Que outros projetos estão em curso relacionados com este tema?
Um desses projetos, o WELLy, tem como objetivo desenvolver um programa de formação para um novo perfil de competências da pessoa a quem chamamos de gestor do bem-estar. Já fizemos uma revisão da literatura sobre as competências relevantes, identificámos objetivos de aprendizagem, e passámos a construir uma formação. As pequenas empresas que pretendam criar um melhor ambiente de trabalho poderão formar alguém para liderar esse projeto, por exemplo, alguém oriundo da área de gestão de recursos humanos. Não se trata de contratar alguém de novo, mas de encontrar alguém dentro da empresa com o perfil adequado.

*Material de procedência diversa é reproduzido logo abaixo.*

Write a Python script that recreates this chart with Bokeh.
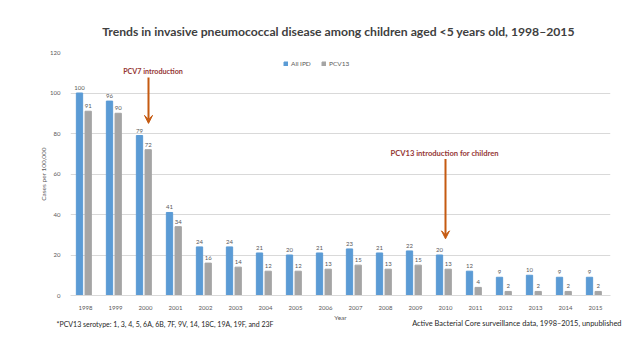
from bokeh.plotting import figure
from bokeh.models import (ColumnDataSource, LabelSet, Label, Arrow, VeeHead, Legend, LegendItem, FactorRange)
from bokeh.transform import dodge
from bokeh.core.properties import value
from bokeh.layouts import column
from bokeh.embed import file_html
from bokeh.resources import INLINE

years = [str(y) for y in range(1998, 2016)]
all_ipd = [100, 96, 79, 41, 24, 24, 21, 20, 21, 23, 21, 22, 20, 12, 9, 10, 9, 9]
pcv13 = [91, 90, 72, 34, 16, 14, 12, 12, 13, 15, 13, 15, 13, 4, 2, 2, 2, 2]
y_ticks = [0, 20, 40, 60, 80, 100, 120]

TITLE = "Trends in invasive pneumococcal disease among children aged <5 years old, 1998–2015"
NOTE_L = "*PCV13 serotype: 1, 3, 4, 5, 6A, 6B, 7F, 9V, 14, 18C, 19A, 19F, and 23F"
NOTE_R = "Active Bacterial Core surveillance data, 1998–2015, unpublished"

FONT = "Lato"
TXT = "#595959"
W = 624


def blank(h):
    f = figure(width=W, height=h, x_range=(0, W), y_range=(0, h),
               output_backend="svg", toolbar_location=None,
               x_axis_type=None, y_axis_type=None,
               min_border_left=0, min_border_right=0,
               min_border_top=0, min_border_bottom=0)
    f.frame_align = False
    f.outline_line_color = None
    f.xgrid.visible = False
    f.ygrid.visible = False
    return f


# ---- header
head = blank(40)
head.add_layout(Label(x=338, y=9, text=TITLE, text_align="center", text_baseline="middle",
                      text_font=FONT, text_font_size="12.2px", text_font_style="bold",
                      text_color="#404040"))

# ---- main chart
src = ColumnDataSource(dict(year=years, all_ipd=all_ipd, pcv13=pcv13,
                            all_lbl=[str(v) for v in all_ipd],
                            pcv_lbl=[str(v) for v in pcv13]))

p = figure(width=W, height=272, x_range=FactorRange(*years), y_range=(0, 120),
           output_backend="svg", toolbar_location=None,
           min_border_left=70, min_border_right=14, min_border_top=12, min_border_bottom=16)
p.frame_align = False
p.outline_line_color = None

OFF_A, OFF_B = -0.2, 0.09
r1 = p.vbar(x=dodge('year', OFF_A, range=p.x_range), top='all_ipd', width=0.21,
            source=src, color="#5B9BD5")
r2 = p.vbar(x=dodge('year', OFF_B, range=p.x_range), top='pcv13', width=0.21,
            source=src, color="#A5A5A5")

for col, lbl, off in (("all_ipd", "all_lbl", OFF_A), ("pcv13", "pcv_lbl", OFF_B)):
    p.add_layout(LabelSet(x=dodge('year', off, range=p.x_range), y=col, text=lbl,
                          source=src, y_offset=3, text_align="center",
                          text_baseline="bottom", text_font_size="6px",
                          text_color=TXT, text_font=value(FONT)))

p.yaxis.ticker = y_ticks
p.yaxis.major_label_text_font_size = "6px"
p.yaxis.major_label_text_color = TXT
p.yaxis.major_label_text_font = FONT
p.yaxis.axis_line_color = None
p.yaxis.major_tick_line_color = None
p.yaxis.minor_tick_line_color = None
p.yaxis.axis_label = "Cases per 100,000"
p.yaxis.axis_label_text_font_size = "6.5px"
p.yaxis.axis_label_text_font_style = "normal"
p.yaxis.axis_label_text_color = TXT
p.yaxis.axis_label_text_font = FONT
p.yaxis.axis_label_standoff = 0
p.yaxis.major_label_standoff = 4

p.xaxis.major_label_text_font_size = "6px"
p.xaxis.major_label_text_color = TXT
p.xaxis.major_label_text_font = FONT
p.xaxis.axis_line_color = "#D9D9D9"
p.xaxis.major_tick_line_color = None
p.xaxis.minor_tick_line_color = None
p.xaxis.major_label_standoff = 4

p.xgrid.grid_line_color = None
p.ygrid.grid_line_color = "#D9D9D9"
p.ygrid.grid_line_width = 1

legend = Legend(items=[LegendItem(label="All IPD", renderers=[r1]),
                       LegendItem(label="PCV13", renderers=[r2])],
                orientation="horizontal", location=(213, 228),
                label_text_font_size="6.5px", label_text_color=TXT, label_text_font=FONT,
                glyph_width=5, glyph_height=5, spacing=10, padding=0, margin=0,
                label_standoff=3, border_line_color=None, background_fill_alpha=0)
p.add_layout(legend)

ann_color = "#953735"
arr_color = "#C55A11"
p.add_layout(Label(x=2.75, y=110.7, text="PCV7 introduction", text_align="center",
                   text_baseline="middle", text_font=FONT, text_font_size="7.2px",
                   text_font_style="bold", text_color=ann_color))
p.add_layout(Arrow(x_start=2.6, y_start=107.7, x_end=2.6, y_end=85,
                   line_color=arr_color, line_width=2,
                   end=VeeHead(size=8, fill_color=arr_color, line_color=arr_color)))
p.add_layout(Label(x=12.47, y=70.3, text="PCV13 introduction for children", text_align="center",
                   text_baseline="middle", text_font=FONT, text_font_size="7.6px",
                   text_font_style="bold", text_color=ann_color))
p.add_layout(Arrow(x_start=12.5, y_start=67.4, x_end=12.5, y_end=28,
                   line_color=arr_color, line_width=2,
                   end=VeeHead(size=8, fill_color=arr_color, line_color=arr_color)))

# ---- footer (x axis title + notes)
foot = blank(39)
foot.add_layout(Label(x=340, y=34, text="Year", text_align="center", text_baseline="middle",
                      text_font=FONT, text_font_size="6.5px", text_color=TXT))
foot.add_layout(Label(x=56, y=28, text=NOTE_L, text_align="left", text_baseline="middle",
                      text_font=FONT, text_font_size="7px", text_color="#262626"))
foot.add_layout(Label(x=621, y=28, text=NOTE_R, text_align="right", text_baseline="middle",
                      text_font=FONT, text_font_size="7.4px", text_color="#262626"))

layout = column(head, p, foot, spacing=0)
open("out.html", "w").write(file_html(layout, INLINE))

O produto final ficará disponível gratuitamente para as empresas.
E estão a iniciar ainda outro projeto.
Um terceiro projeto está muito no princípio, o MindLiven. Vamos analisar dois temas muito específicos com influência no stress a nível individual. O mindfulness, que em português se traduz por atenção plena, e a natureza. A utilização do mindfulness pode ser importante para que cada um de nós reduza a intensidade com que estamos a sentir algo que nos causa stress, ou até a conseguir encontrar estratégias para lidar com o problema. A Natureza tem um efeito de relaxamento, sem que a pessoa se aperceba. As imagens, odores, sons da Natureza têm um efeito de relaxamento e de acalmia, pelo que ter esse tipo de elementos nos locais de trabalho pode constituir uma ajuda. Momentos de stress podem ser resolvidos com um simples passeio no jardim. Muitos dos problemas do stress derivam da impossibilidade de relaxarmos, de descansarmos, para recomeçar mais à frente. Neste projeto, o tipo de ferramenta não foi definido à partida, até porque já há muitas aplicações, mas tentaremos que seja algo que junte as duas áreas, mindfulness e natureza. Essa é a tarefa na qual estamos agora mergulhados.
Há recetividade das empresas para este tipo de temas?
Há recetividade, mas há muita falta de conhecimento. Por exemplo, num estudo que fiz em 2013-2015 sobre riscos psicossociais, outra forma de referirmos stressores e que tem a ver com todos os aspetos do ambiente de trabalho que podem ter um impacto negativo na saúde física ou mental do trabalhador, apercebemo-nos de que tinham pouco conhecimento sobre as causas do stress e sobre como atuar para a sua prevenção. Isso foi surpreendente, porque as entidades nacionais e europeias de segurança no trabalho tinham feito, poucos anos antes, campanhas sobre o tema. Ao nível das PME, a maioria não integrava esta área nas avaliações de risco. Além disso, é importante realçar a existência desses riscos não é necessariamente um problema, mas sim a frequência e a intensidade com que ocorrem. A falta de conhecimento estendia-se à forma de obter os recursos para tratar do problema. A situação evoluiu favoravelmente, mas a própria existência dos projetos que estamos a desenvolver mostra que há ainda caminho para percorrer.